→ The problem:
Collect from the data below each line with "this".

→ Data rows:

- - - -

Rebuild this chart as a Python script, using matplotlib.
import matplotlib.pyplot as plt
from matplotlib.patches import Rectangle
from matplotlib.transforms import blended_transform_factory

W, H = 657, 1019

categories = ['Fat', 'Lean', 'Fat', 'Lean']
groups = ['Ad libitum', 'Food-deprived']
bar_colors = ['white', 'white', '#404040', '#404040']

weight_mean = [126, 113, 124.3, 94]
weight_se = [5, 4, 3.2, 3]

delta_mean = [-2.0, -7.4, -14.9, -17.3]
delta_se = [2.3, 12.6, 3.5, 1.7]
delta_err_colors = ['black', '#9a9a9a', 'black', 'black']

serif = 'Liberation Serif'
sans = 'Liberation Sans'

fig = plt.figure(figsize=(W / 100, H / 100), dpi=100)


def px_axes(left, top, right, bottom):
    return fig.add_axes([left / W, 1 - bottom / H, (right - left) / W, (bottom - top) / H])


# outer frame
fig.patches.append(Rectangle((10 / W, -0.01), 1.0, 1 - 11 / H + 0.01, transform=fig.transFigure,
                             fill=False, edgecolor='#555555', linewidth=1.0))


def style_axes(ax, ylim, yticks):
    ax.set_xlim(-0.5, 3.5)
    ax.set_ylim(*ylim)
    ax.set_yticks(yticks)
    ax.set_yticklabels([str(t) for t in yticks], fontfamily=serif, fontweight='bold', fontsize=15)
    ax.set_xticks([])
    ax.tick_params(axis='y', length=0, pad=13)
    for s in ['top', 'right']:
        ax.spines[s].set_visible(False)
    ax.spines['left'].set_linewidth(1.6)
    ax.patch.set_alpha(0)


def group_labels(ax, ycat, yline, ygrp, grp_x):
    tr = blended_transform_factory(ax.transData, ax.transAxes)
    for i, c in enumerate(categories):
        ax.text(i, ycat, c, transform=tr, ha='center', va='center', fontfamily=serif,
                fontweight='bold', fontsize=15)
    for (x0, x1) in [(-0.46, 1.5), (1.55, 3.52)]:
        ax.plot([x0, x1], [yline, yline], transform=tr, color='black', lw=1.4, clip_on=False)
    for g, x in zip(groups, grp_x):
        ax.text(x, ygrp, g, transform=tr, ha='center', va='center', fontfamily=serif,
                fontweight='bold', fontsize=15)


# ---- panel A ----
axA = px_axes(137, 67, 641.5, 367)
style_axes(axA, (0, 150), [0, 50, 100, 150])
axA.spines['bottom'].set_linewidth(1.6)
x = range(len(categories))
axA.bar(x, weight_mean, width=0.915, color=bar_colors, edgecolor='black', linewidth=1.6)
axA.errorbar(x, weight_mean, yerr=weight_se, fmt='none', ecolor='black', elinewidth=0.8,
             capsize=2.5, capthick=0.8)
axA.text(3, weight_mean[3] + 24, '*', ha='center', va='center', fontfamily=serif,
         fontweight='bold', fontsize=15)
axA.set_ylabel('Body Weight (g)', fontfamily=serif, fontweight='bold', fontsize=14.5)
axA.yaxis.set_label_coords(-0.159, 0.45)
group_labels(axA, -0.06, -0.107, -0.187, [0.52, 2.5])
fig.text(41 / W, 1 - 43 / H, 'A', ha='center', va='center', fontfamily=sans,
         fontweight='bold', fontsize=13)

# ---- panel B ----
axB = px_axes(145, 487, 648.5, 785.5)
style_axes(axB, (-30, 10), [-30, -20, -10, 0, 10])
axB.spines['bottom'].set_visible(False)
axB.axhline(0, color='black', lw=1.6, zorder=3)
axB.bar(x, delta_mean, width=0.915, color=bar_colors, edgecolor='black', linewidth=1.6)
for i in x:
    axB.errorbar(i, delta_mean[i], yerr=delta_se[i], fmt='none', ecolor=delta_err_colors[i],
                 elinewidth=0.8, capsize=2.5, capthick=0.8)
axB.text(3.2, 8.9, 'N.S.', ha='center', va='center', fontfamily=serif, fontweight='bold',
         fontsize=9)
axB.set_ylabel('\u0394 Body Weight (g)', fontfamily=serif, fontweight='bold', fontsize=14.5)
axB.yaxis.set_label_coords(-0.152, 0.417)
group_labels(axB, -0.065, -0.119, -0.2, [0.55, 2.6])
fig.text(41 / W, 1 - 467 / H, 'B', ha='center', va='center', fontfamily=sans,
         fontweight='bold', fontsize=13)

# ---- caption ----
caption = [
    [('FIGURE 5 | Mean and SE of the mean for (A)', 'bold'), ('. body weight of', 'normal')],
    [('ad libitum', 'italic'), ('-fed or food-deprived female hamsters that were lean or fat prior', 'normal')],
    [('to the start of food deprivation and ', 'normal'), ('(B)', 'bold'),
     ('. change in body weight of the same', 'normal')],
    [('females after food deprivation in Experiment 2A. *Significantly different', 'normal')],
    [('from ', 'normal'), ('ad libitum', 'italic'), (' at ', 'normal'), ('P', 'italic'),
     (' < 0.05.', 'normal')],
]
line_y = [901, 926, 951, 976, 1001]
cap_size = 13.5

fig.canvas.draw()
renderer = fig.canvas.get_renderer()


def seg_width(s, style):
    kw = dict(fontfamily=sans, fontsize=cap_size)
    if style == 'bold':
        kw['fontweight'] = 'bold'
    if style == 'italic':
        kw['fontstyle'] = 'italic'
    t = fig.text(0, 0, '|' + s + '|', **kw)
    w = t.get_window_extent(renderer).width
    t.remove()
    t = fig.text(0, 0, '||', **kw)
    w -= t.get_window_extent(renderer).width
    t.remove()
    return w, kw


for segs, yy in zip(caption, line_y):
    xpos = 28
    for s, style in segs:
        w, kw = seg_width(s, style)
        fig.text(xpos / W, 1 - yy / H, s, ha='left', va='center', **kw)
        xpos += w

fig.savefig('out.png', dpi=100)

- - - -

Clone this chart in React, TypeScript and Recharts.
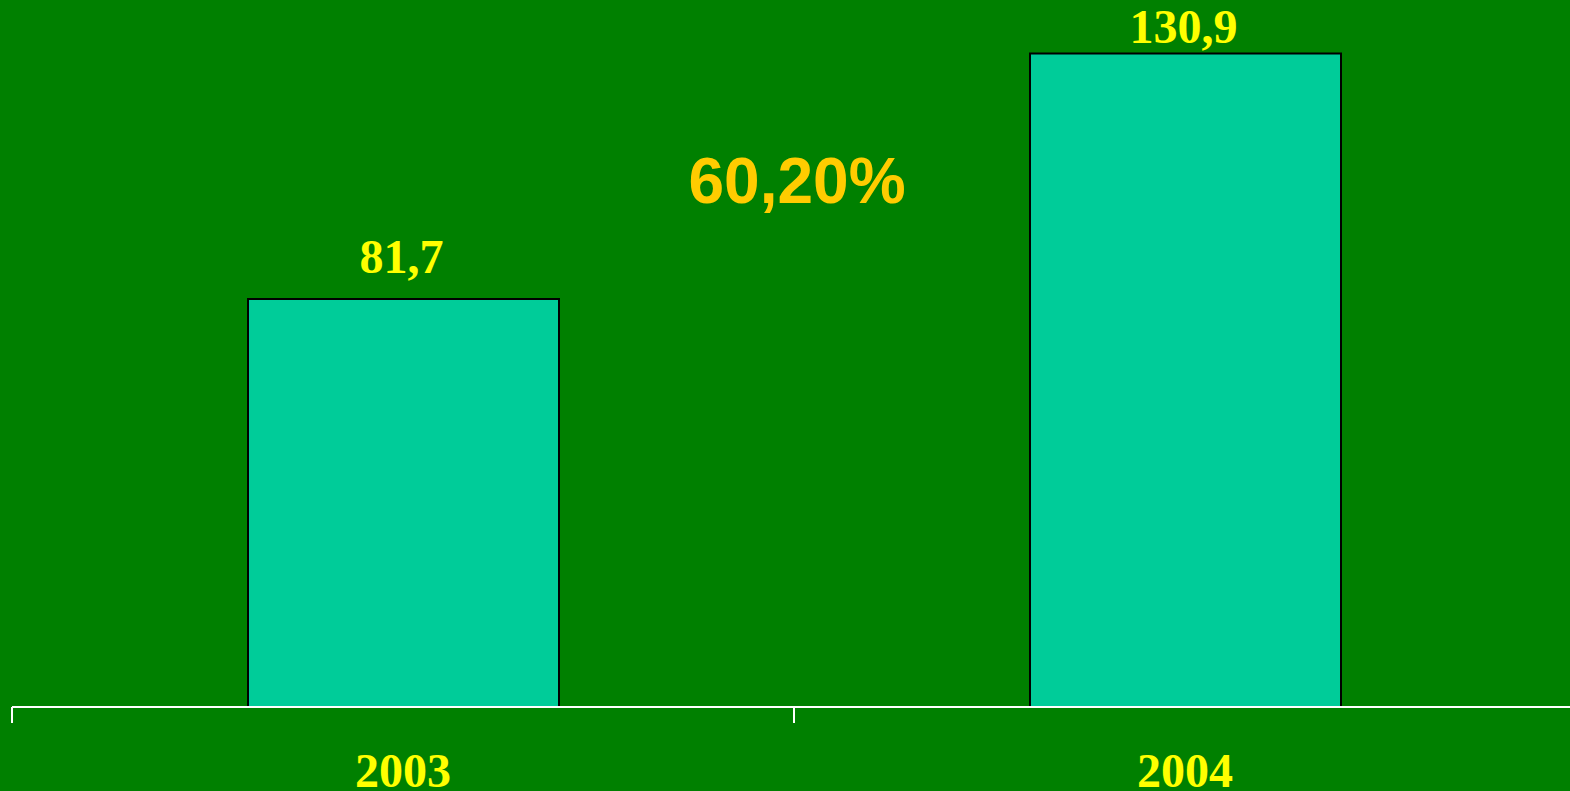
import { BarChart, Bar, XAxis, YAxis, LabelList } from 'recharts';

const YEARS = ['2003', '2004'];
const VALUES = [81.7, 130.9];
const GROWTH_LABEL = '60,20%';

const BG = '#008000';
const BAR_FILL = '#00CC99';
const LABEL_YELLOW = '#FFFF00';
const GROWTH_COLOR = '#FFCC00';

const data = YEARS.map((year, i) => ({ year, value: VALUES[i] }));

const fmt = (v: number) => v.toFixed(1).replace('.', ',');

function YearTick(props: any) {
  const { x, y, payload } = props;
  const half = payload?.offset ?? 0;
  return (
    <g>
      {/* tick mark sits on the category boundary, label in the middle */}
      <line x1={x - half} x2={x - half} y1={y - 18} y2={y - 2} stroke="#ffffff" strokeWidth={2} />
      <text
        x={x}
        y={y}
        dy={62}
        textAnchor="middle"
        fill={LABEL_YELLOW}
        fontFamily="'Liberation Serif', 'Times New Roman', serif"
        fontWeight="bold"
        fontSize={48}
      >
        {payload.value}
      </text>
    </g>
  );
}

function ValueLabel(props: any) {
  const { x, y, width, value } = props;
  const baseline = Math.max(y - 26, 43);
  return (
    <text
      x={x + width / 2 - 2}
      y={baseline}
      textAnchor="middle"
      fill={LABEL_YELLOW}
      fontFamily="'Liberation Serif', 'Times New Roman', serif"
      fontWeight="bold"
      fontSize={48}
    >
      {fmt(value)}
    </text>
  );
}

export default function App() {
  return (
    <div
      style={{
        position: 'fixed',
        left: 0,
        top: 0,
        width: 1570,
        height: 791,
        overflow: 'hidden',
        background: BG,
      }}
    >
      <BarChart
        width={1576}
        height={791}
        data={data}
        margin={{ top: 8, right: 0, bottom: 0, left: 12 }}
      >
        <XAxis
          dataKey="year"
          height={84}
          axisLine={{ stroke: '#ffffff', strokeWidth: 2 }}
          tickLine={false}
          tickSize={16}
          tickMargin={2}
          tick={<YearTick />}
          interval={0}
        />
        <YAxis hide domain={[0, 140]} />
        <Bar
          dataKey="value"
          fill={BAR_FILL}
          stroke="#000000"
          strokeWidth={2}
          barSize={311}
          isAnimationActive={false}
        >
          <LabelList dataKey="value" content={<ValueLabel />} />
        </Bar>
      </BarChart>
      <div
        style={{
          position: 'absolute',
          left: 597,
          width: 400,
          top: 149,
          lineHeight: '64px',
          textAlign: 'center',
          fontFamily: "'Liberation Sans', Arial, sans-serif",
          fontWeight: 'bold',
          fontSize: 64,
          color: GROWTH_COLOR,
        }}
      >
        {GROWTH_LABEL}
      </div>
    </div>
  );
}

- - - -

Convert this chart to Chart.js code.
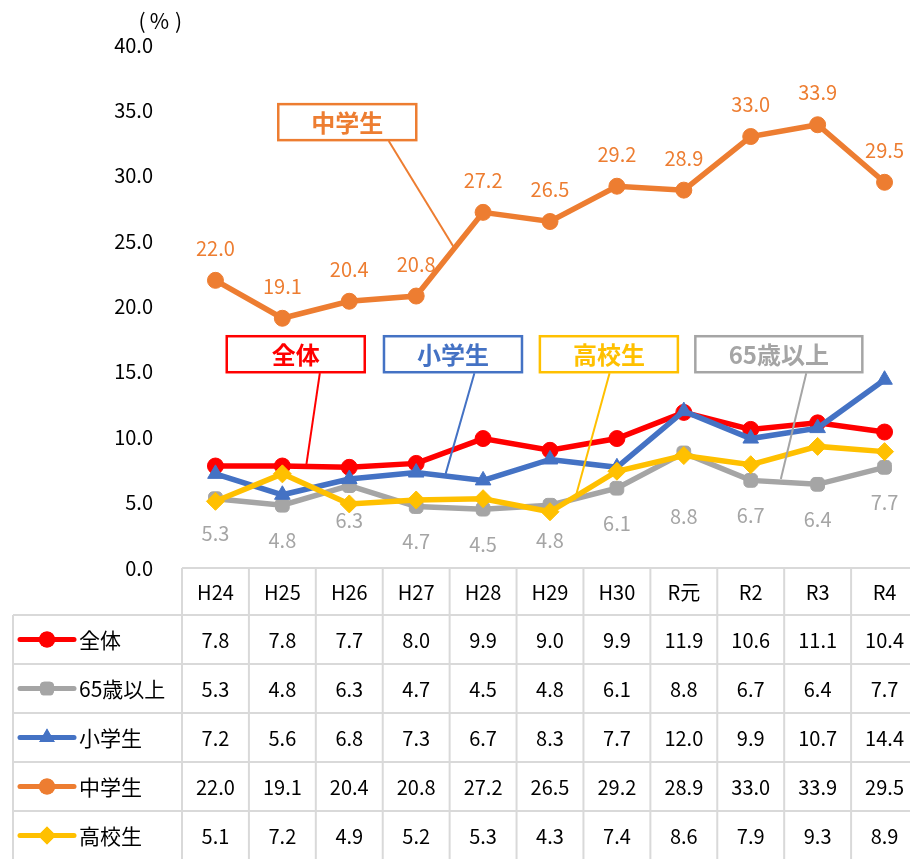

- - - -

→ Exercise answer:
Rebuild this chart as a Python script, using matplotlib.
Clone this chart in React, TypeScript and Recharts.
Convert this chart to Chart.js code.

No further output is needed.